Electoral successes — and defeats — have co-mingled freely over the decades in the Carnahan family. A.S.J. Carnahan, Mel’s father, was elected to Congress in 1944, but lost in 1946 in a GOP landslide. His family and the pundits urged him not to run again in 1948. But he was determined and won that year, the first of six consecutive wins. His congressional career ended on a loss when he was defeated in 1960, but he then went on to become the U.S. ambassador to Sierra Leone.

His son knew similar highs and lows. Mel Carnahan won two terms in the state House in the 1960s before losing a bid for state Senate in 1966. He sat out of state politics for 14 years, serving on school boards and church building committees, until he won state treasurer in 1980. He lost a race for governor four years later, before winning lieutenant governor in 1988 and then governor in 1992.

“I feel exhilarated,” Carnahan said on the night he became the first Democrat since 1976 to be elected governor.

Weeks later at his inaugural, Carnahan vowed to transform Missouri into “a place where no one wants to leave.” His legacy may have been established his first year when he pushed for, and signed, the tax increase for public schools.

Jean Carnahan said her husband started talking about running for office as a teenager. Losses are part of the game.

“If your heart is there and you’ve got something to say you keep fighting for that, no matter what,” she said. “You take the opportunities and do your best.”

On primary election night in August, Jean Carnahan said she reminded her son Russ that Mel Carnahan went to work as a lawyer the day after he lost the governor’s race in 1984.

“He looked and me and said, ‘What makes you think I won’t?’ ” she recalled. “He’s going to be OK.”

Russ Carnahan, 54, has a few more weeks of work left in the House before he steps down in January. A lawyer, he said he hasn’t determined the next phase of his career, but plans to continue in public service.

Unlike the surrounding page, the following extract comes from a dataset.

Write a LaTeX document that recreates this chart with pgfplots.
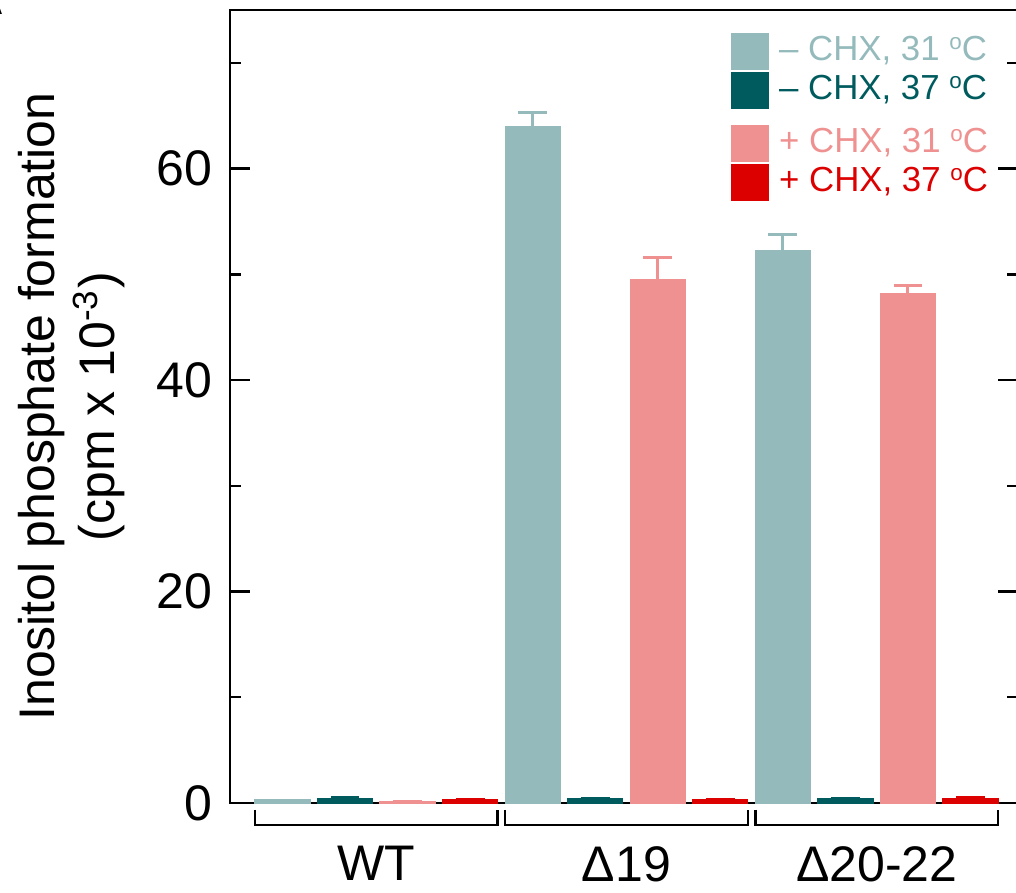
\documentclass[border=0pt]{standalone}
\usepackage{fontspec}
\setmainfont{Liberation Sans}
\usepackage{pgfplots}
\pgfplotsset{compat=1.18}

\definecolor{cold31}{RGB}{148,186,188}
\definecolor{cold37}{RGB}{0,91,94}
\definecolor{chx31}{RGB}{239,145,144}
\definecolor{chx37}{RGB}{220,0,0}

\newcommand{\degC}{\raisebox{0.32em}{\fontsize{5.6}{6}\selectfont o}C}

\pgfplotsset{
  condition/.style={
    fill=#1, draw=#1, line width=0.3pt,
    legend image code/.code={\fill[#1] (0pt,-4.5pt) rectangle (9.25pt,4.5pt);
      \path (11.2pt,0pt);},
    error bars/.cd, y dir=plus, y explicit,
    error bar style={line width=0.75pt, #1},
    error mark options={rotate=90, mark size=3.6pt, line width=0.75pt, #1},
    /pgfplots/.cd,
  },
}

\begin{document}
\begin{tikzpicture}
\useasboundingbox (-57.5pt,-22.25pt) rectangle (196.5pt,200.75pt);
% panel letter
\node[anchor=south east, inner sep=0pt, font=\fontsize{14}{16}\bfseries\selectfont] at (-56.2pt,197pt) {A};
\begin{axis}[
  at={(0,0)}, anchor=south west,
  scale only axis, width=197pt, height=198.25pt,
  xmin=-0.84, xmax=11.76, ymin=0, ymax=75,
  ybar, bar width=0.88, bar shift=0pt, clip=false,
  axis line style={line width=0.6pt},
  xtick={1.5,5.5,9.5},
  xticklabels={WT,Δ19,Δ20-22},
  x tick style={draw=none},
  xticklabel style={font=\fontsize{12.5}{15}\selectfont, yshift=-7.3pt},
  ytick={0,20,40,60},
  minor ytick={10,30,50,70},
  tick align=inside,
  y tick style={line width=0.6pt, black},
  major tick length=5pt, minor tick length=2.75pt,
  yticklabel style={font=\fontsize{12.5}{15}\selectfont, xshift=-1pt},
  /pgf/number format/assume math mode=true,
  ylabel={Inositol phosphate formation\\(cpm x 10\textsuperscript{-3})},
  ylabel style={align=center, font=\fontsize{12.5}{15}\selectfont,
    at={([xshift=-39.5pt]axis description cs:0,0.5)}, anchor=center, rotate=0},
  legend style={draw=none, fill=none, at={(0.6345,0.9723)}, anchor=north west,
    inner sep=0pt, row sep=0.55pt, nodes={inner sep=0.6pt},
    font=\fontsize{8.7}{10.4}\selectfont},
  legend cell align=left,
]
% - CHX, 31 C
\addplot[condition=cold31] coordinates {
  (0,0.28) +- (0,0)
  (4,64.0) +- (0,1.35)
  (8,52.2) +- (0,1.6)
};
\addlegendentry{\textcolor{cold31}{– CHX, 31 \degC}}
% - CHX, 37 C
\addplot[condition=cold37] coordinates {
  (1,0.45) +- (0,0.1)
  (5,0.42) +- (0,0)
  (9,0.42) +- (0,0)
};
\addlegendentry{\textcolor{cold37}{– CHX, 37 \degC}}
% small gap between the -CHX and +CHX pairs of the legend
\addlegendimage{empty legend}
\addlegendentry{\mbox{}}
% + CHX, 31 C
\addplot[condition=chx31] coordinates {
  (2,0.17) +- (0,0)
  (6,49.5) +- (0,2.1)
  (10,48.2) +- (0,0.75)
};
\addlegendentry{\textcolor{chx31}{+ CHX, 31 \degC}}
% + CHX, 37 C
\addplot[condition=chx37] coordinates {
  (3,0.35) +- (0,0)
  (7,0.32) +- (0,0)
  (11,0.45) +- (0,0.1)
};
\addlegendentry{\textcolor{chx37}{+ CHX, 37 \degC}}
% group brackets under the axis
\draw[line width=0.6pt] (axis cs:-0.44,-0.66) -- (axis cs:-0.44,-2.08) -- (axis cs:3.44,-2.08) -- (axis cs:3.44,-0.66);
\draw[line width=0.6pt] (axis cs:3.56,-0.66) -- (axis cs:3.56,-2.08) -- (axis cs:7.44,-2.08) -- (axis cs:7.44,-0.66);
\draw[line width=0.6pt] (axis cs:7.56,-0.66) -- (axis cs:7.56,-2.08) -- (axis cs:11.44,-2.08) -- (axis cs:11.44,-0.66);
\end{axis}
\end{tikzpicture}
\end{document}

“Being elected is just one way (to give to your community),” he said. “I don’t really look at that as an end of something.”

Robin Carnahan, 51, said she also hasn’t determined her next step.

“I’m beginning to think about it more seriously now that we’re through the election,” she said.

Both she and Russ haven’t ruled out future campaigns.

“I’m not going to shut the door,” Robin said. “But I don’t have anything in mind at this moment. Opportunities come up in political life, and I understand that. We saw our father go in and out of public and private life his whole career. He always thought he was a better governor for having spent time in the private sector.”

It was Robin Carnahan who said at her father’s funeral in 2000 that the family wouldn’t “let the fire go out” when it came to public service. “That passion hasn’t gone away,” she said. “That’s never going to change.”

Whether voters would elect them again is an open question. The state that elected Mel Carnahan and sided with Bill Clinton for president twice in the 1990s has shifted rightward. Robin and Russ’ twin defeats in 2010 and 2012 will linger in voters’ minds, Robertson said.

“It’s almost as if the losses each has suffered are magnified by the other one’s loss,” Robertson said. “I think it would be really difficult to get back, although I think they could do it.”

Jean Carnahan said she’s comfortable with the Carnahan legacy — whether family members win future elections or not. People still approach her when she’s out in public to say thanks for her family’s work.

“I really will miss it when they no longer come up to me,” she said, “and they no longer remember.”